In terms of maximising oilfield recovery in Australia, we would want to make workovers as attractive as possible and not penalise them with duty in circumstances where the equipment is simply not available in Australia. At the end of a field's life, operations are driven by marginal costs: as costs go up, less oil will ultimately be recovered. The public policy objective should be to get the last drop of oil out of every field and not to waste this valuable and finite resource. Failure to provide the right conditions to maximise recovery will result in lower tax receipts to government on behalf of the community and lower returns to project developers. Therefore Labor fully supports this amendment to the tariff.
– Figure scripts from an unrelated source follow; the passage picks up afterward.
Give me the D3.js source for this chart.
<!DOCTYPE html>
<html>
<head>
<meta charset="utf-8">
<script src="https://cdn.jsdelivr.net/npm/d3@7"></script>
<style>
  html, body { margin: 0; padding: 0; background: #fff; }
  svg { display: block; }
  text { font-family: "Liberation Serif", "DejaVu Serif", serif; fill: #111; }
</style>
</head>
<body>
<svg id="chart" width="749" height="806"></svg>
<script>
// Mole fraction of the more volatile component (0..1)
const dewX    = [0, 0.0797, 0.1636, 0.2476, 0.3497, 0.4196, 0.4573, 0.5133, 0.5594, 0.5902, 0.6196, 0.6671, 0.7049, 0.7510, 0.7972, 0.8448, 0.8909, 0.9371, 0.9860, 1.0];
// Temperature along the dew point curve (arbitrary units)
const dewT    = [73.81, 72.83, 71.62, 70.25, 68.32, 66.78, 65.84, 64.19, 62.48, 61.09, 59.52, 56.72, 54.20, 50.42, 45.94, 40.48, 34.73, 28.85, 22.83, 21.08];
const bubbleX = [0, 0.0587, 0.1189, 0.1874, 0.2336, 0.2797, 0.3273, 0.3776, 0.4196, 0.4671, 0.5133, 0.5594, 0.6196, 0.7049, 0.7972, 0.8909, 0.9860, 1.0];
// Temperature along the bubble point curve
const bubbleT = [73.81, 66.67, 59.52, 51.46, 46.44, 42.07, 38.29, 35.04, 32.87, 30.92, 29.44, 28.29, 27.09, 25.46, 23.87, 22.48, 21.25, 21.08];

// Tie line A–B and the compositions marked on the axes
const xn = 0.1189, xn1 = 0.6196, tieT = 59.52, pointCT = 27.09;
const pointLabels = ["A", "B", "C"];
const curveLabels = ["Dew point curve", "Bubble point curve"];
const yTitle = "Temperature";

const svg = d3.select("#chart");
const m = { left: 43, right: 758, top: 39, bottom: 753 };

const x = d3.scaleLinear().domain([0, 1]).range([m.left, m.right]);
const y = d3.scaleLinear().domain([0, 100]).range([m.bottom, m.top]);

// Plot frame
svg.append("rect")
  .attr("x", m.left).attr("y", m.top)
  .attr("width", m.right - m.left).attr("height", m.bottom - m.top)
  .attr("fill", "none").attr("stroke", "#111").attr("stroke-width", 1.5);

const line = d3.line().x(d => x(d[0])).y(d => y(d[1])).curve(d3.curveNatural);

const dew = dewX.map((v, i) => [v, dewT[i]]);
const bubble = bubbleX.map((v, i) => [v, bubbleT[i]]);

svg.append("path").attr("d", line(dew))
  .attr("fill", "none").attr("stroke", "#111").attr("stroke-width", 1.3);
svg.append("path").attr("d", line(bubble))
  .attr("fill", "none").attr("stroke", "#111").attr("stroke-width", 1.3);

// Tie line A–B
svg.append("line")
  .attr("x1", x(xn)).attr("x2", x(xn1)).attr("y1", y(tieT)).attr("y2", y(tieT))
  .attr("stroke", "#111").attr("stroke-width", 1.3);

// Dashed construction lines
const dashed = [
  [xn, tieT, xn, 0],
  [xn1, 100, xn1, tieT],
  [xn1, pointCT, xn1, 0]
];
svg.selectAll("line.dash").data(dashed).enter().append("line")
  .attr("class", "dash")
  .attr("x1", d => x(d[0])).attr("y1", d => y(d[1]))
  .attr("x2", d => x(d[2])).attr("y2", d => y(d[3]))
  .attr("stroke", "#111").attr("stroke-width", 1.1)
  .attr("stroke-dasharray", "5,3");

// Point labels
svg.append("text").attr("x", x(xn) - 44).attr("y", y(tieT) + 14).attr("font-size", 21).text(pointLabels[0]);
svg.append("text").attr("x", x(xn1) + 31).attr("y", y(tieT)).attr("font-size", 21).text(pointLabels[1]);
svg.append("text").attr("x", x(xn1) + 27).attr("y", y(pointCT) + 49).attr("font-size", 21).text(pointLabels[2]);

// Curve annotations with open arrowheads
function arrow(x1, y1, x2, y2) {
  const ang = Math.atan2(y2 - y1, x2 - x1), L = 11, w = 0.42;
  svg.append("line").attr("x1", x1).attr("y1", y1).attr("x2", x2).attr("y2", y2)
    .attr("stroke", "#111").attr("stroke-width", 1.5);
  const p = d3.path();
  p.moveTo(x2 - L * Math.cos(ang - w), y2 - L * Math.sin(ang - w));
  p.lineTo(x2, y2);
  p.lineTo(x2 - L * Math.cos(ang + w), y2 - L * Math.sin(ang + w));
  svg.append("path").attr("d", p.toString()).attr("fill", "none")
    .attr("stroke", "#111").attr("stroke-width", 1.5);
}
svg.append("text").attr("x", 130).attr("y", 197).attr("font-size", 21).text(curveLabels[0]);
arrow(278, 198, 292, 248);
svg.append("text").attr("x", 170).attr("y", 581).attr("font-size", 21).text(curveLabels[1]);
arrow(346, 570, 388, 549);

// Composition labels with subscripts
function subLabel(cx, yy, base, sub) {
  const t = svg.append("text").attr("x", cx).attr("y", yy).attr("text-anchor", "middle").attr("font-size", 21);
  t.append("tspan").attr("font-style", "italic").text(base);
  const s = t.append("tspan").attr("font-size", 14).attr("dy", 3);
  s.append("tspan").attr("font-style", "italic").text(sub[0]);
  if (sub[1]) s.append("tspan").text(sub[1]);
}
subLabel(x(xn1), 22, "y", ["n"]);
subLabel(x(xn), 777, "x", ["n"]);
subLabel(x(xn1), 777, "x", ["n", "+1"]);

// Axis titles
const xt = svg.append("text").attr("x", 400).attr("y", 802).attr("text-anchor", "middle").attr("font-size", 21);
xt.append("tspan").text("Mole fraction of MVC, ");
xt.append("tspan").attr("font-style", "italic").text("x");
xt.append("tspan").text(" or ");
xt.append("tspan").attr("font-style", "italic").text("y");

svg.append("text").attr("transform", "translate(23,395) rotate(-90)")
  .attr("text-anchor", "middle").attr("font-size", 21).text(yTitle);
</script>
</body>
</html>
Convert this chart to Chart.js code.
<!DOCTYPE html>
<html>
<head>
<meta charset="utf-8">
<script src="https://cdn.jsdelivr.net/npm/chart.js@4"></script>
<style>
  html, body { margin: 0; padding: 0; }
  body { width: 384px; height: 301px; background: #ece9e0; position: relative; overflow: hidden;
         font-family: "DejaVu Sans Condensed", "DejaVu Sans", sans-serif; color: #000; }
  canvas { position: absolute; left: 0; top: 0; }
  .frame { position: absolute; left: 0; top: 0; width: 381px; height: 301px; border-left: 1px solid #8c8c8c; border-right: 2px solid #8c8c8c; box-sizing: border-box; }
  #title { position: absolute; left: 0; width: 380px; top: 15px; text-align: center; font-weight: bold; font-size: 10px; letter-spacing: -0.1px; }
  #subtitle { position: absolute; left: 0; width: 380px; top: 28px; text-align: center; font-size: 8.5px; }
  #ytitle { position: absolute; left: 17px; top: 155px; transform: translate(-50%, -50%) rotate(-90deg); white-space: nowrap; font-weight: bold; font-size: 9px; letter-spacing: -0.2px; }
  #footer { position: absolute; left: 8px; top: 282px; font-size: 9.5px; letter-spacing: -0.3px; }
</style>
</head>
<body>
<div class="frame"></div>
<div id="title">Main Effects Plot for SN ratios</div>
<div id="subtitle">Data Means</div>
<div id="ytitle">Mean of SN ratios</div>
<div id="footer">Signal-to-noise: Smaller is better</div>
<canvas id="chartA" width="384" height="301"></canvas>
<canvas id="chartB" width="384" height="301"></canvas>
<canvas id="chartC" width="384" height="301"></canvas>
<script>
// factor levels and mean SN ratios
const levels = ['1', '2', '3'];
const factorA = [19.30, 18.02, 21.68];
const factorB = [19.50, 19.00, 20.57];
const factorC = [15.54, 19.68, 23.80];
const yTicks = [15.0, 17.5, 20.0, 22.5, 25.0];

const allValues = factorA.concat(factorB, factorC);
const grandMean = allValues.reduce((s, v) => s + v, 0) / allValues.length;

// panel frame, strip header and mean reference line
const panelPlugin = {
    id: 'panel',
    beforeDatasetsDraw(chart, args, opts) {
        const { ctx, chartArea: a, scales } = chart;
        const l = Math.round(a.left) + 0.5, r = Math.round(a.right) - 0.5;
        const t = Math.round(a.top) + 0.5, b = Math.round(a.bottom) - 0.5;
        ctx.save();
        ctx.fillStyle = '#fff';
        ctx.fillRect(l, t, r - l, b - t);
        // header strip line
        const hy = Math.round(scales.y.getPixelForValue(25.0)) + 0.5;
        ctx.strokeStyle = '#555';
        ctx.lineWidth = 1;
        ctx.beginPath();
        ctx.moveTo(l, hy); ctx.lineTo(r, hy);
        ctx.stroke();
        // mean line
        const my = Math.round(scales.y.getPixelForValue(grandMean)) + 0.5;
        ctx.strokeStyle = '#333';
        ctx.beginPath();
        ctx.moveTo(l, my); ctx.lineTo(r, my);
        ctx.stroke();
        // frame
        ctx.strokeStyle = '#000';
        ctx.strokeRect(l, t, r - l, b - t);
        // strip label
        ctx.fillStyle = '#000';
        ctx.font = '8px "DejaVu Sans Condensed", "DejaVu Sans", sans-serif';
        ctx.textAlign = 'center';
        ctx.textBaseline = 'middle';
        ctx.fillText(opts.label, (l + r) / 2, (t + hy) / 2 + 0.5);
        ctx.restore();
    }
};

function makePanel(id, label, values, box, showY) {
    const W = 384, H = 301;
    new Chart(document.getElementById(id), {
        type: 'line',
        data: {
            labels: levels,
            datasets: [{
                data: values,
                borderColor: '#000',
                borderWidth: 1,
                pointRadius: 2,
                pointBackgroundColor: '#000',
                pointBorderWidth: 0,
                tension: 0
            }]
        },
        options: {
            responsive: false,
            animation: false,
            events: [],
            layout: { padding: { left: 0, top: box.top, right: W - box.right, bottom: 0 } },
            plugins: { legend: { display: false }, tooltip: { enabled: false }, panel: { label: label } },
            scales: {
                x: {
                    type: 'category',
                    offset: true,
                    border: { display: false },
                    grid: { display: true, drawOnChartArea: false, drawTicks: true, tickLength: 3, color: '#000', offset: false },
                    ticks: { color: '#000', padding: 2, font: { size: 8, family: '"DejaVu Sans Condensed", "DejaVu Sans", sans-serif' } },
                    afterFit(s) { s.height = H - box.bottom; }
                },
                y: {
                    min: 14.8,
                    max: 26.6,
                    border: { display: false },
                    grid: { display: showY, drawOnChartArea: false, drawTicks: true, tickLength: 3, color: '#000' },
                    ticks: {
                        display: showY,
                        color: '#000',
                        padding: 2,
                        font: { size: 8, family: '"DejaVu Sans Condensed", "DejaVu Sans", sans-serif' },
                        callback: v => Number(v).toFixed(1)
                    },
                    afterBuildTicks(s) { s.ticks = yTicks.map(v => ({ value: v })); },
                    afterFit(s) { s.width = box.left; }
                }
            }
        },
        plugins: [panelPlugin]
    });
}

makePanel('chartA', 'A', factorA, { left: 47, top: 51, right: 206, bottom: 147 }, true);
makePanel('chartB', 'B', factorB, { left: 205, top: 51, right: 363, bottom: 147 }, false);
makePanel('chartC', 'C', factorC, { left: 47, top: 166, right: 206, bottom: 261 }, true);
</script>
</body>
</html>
The second issue, as I said earlier, is a technical amendment to bring country codes used in the tariff into line with international standards. The change will insert `PL' as the country code for Poland and `XC' as the country code for Wake Island. The change has no effect on customs duty applicable to goods from either country and is supported by Labor. The third measure aligns the customs duty with the excise regime for grape wine. Additional note 3(a) to chapter 22 in schedule 3 of the tariff will be amended to insert a 22 per cent upper limit on alcohol content of grape wine—defined by the note. This amendment will ensure that imported grape wine with a higher alcohol content than 22 per cent will attract a rate of customs duty equal to the excise on locally manufactured wine with that alcohol content. Labor supports the bill and commends the amendments to the House.